How Solderdoodle Fits Into the Modern Portable Iron Landscape
In hindsight, Solderdoodle looks a little like an early signal flare for a category that later got much more crowded. Portable soldering irons are now a serious segment. Modern models such as the Pinecil and newer USB-C-powered tools have made fast heat-up times, better temperature control, higher wattage, and compact designs much more common. Some even approach bench-level performance for a wide range of electronics work.
That does not make Solderdoodle irrelevant. If anything, it makes the project more interesting historically. It shows how makers were already thinking in the right direction: rechargeable power, compact form factor, repair-minded design, openness, and real usability outside the workbench. Later products refined the formula, but Solderdoodle helped demonstrate why the formula was worth refining in the first place.
There is also a philosophical difference worth noticing. Many modern portable irons are polished products first and hackable devices second. Solderdoodle always wore its DIY roots proudly. It did not hide the fact that it came from experimentation. That gives it a certain charm that slicker tools cannot always reproduce.
Who Should Care About Solderdoodle Today?
Makers and tinkerers
If you love open hardware and enjoy seeing how devices are built, Solderdoodle is still a fascinating project. Even if you do not plan to build one, it is a useful case study in accessible product design.
Educators and students
It is a strong example of how one project can teach mechanical design, electronics, charging systems, thermal tools, and open-source licensing all at once. That is a lot of educational mileage from one very hot object.
Repair-minded hobbyists
If your work involves occasional fixes in different places, the core idea remains compelling. The dream of a capable iron that lives in your bag instead of on your desk is not going away anytime soon.
People shopping for modern portable irons
Even if you end up buying a newer device, understanding Solderdoodle gives useful context for what features matter: real portability, smart power management, comfortable ergonomics, replaceable parts, and a design that does not punish curiosity.

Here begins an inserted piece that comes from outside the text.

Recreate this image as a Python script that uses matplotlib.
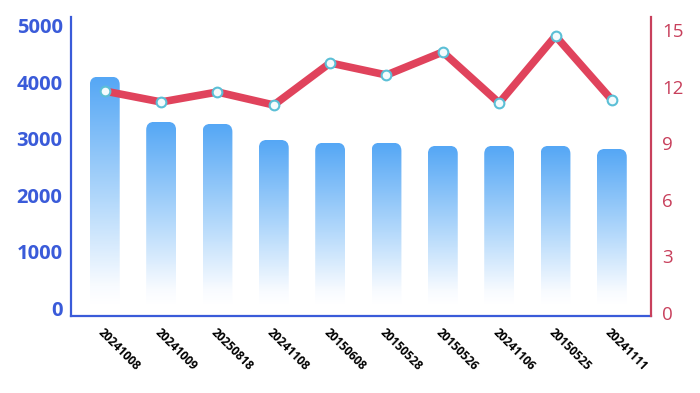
import matplotlib.pyplot as plt
import numpy as np
from matplotlib.patches import FancyBboxPatch
from matplotlib.colors import LinearSegmentedColormap

categories = ['20241008', '20241009', '20250818', '20241108', '20150608',
              '20150528', '20150526', '20241106', '20150525', '20241111']
bar_values = [4100, 3300, 3265, 2980, 2930, 2930, 2875, 2875, 2875, 2820]
line_values = [11.76, 11.18, 11.71, 11.02, 13.25, 12.61, 13.83, 11.13, 14.68, 11.29]
left_ticks = [0, 1000, 2000, 3000, 4000, 5000]
right_ticks = [0, 3, 6, 9, 12, 15]

blue_axis = '#3a5bd9'
red_axis = '#c8405c'
line_red = '#e0435c'

fig = plt.figure(figsize=(7, 3.93), dpi=100)
ax = fig.add_axes([0.1014, 0.196, 0.829, 0.761])

x = np.arange(len(categories))
bw = 0.53
xlim = (-0.6, 9.7)
ylim = (-140, 5160)

# invisible bars, then gradient images clipped to rounded boxes
bars = ax.bar(x, bar_values, width=bw, color='none')
cmap = LinearSegmentedColormap.from_list(
    'g', [(0, '#ffffff'), (0.08, '#f8fbff'), (0.45, '#b4d9fb'), (1, '#55a7f5')])
grad = np.linspace(0, 1, 256).reshape(-1, 1)

# rounding in data units: ~8px
px_x = 580 / (xlim[1] - xlim[0])
px_y = 299 / (ylim[1] - ylim[0])
r = 8 / px_x
aspect = px_x / px_y

for b in bars:
    x0 = b.get_x()
    h = b.get_height()
    patch = FancyBboxPatch((x0, -400), bw, h + 400,
                           boxstyle=f'round,pad=0,rounding_size={r}',
                           mutation_aspect=aspect, fc='none', ec='none')
    ax.add_patch(patch)
    im = ax.imshow(grad, cmap=cmap, extent=[x0, x0 + bw, 80, h], origin='lower',
                   aspect='auto', zorder=2, interpolation='bilinear')
    im.set_clip_path(patch)

ax.set_xlim(*xlim)
ax.set_ylim(*ylim)
ax.set_yticks(left_ticks)
ax.set_yticklabels([str(t) for t in left_ticks], color=blue_axis,
                   fontsize=14.5, fontweight='bold', family='Open Sans')
ax.set_xticks(x)
ax.set_xticklabels(categories, rotation=-45, ha='left', va='top',
                   rotation_mode='anchor', fontsize=8.5, fontweight='bold',
                   family='Open Sans')
ax.tick_params(axis='both', length=0)
ax.tick_params(axis='x', pad=7.5)
ax.tick_params(axis='y', pad=6)
for s in ['top', 'right']:
    ax.spines[s].set_visible(False)
ax.spines['left'].set_color(blue_axis)
ax.spines['bottom'].set_color(blue_axis)
ax.spines['left'].set_linewidth(1.6)
ax.spines['bottom'].set_linewidth(1.6)

ax2 = ax.twinx()
ax2.plot(x, line_values, color=line_red, lw=5.5, solid_capstyle='butt',
         marker='o', markersize=7, markerfacecolor='#f4fbfd',
         markeredgecolor='#5bbfd6', markeredgewidth=1.5, zorder=3)
ax2.set_ylim(-0.16, 15.69)
ax2.set_yticks(right_ticks)
ax2.set_yticklabels([str(t) for t in right_ticks], color=red_axis,
                    fontsize=13.5, family='Open Sans')
ax2.tick_params(axis='y', length=0, pad=8)
for s in ['top', 'left', 'bottom']:
    ax2.spines[s].set_visible(False)
ax2.spines['right'].set_color(red_axis)
ax2.spines['right'].set_linewidth(1.6)

fig.savefig('out.png', dpi=100)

Experience: What Living With a Tool Like Solderdoodle Feels Like
Using a tool inspired by Solderdoodle changes your workflow in small ways that add up quickly. The first thing you notice is not raw power or technical elegance. It is freedom. You stop thinking, “Can I solder here?” and start thinking, “Do I have enough light and a safe surface?” That is a different kind of decision. It makes soldering feel less like a formal event and more like a practical skill you can use whenever a small repair shows up.
Imagine you are helping a friend fix a detached wire inside a battery-powered toy, a loose connection in a keyboard, or a broken lead on a DIY LED sign. With a traditional station, you bring the project to the bench. With a rechargeable iron, the bench comes to the project. That sounds dramatic, but it is true. You grab the iron, solder, flux, and maybe a stand or silicone mat, and you are suddenly the person in the room who looks suspiciously competent.
There is also a quiet satisfaction in using a tool that reflects maker values. When you hold an open-hardware device, you know somebody intended it to be understood, not merely consumed. That creates a different emotional relationship with the object. You are less afraid of it. More curious about it. More willing to fix it if something goes wrong. It becomes equipment, not an appliance.
For beginners, that matters a lot. A new soldering user can feel overwhelmed by temperature charts, tip shapes, flux choices, and the universal fear of melting something expensive. A portable iron with a friendlier form factor lowers the intimidation level. It says, “Start small. Learn a joint. Fix a wire. You do not need a full electronics lab to begin.” That encouragement is often more valuable than people realize.
At the same time, experience teaches balance. A rechargeable iron is delightful for quick work, but it also teaches you when portability is enough and when you want more thermal mass, stronger recovery, or a full station. In that sense, tools like Solderdoodle help users become smarter about soldering overall. You start noticing joint size, material thickness, heat transfer, tip condition, and cable quality. You become less romantic about gadgets and more attentive to process. That is actually a good sign.
And then there is the simple pleasure of solving a problem without hunting for an outlet. It sounds almost silly until you have done it a few times. Repair a headphone cable on a porch. Touch up a loose wire at a school club meeting. Finish a tiny electronics build on a dining table without colonizing the room with extension cords. Suddenly the idea of a USB-rechargeable soldering iron no longer feels quirky. It feels obvious.
That, in the end, is the real legacy of Solderdoodle. It helped make portable soldering feel normal, useful, and worth taking seriously. Not because it tried to replace every bench station on Earth, but because it proved there was room for a smarter, more flexible kind of soldering tool. For makers, that is often how progress starts: one good idea, a shared design, and a community willing to heat things up and see what happens.
Conclusion
Solderdoodle is more than a clever gadget name and more than a portable soldering iron with a rechargeable battery. It represents an important moment in maker culture, when portability, open hardware, and everyday usability were starting to merge into tools that felt both practical and hackable. Its design showed that a soldering iron could be cordless, rechargeable, customizable, and transparent enough for people to study and improve.
Even though the portable soldering market has evolved with smarter controllers, USB-C power delivery, faster heat-up times, and more polished products, the original appeal of Solderdoodle still holds up. People want tools that travel well, work reliably, and do not treat the user like an untrusted guest. Solderdoodle did that with a refreshingly open attitude. For hobbyists, repair enthusiasts, educators, and curious builders, it still stands as a fun and meaningful example of how open-source hardware can make even a humble soldering iron more interesting.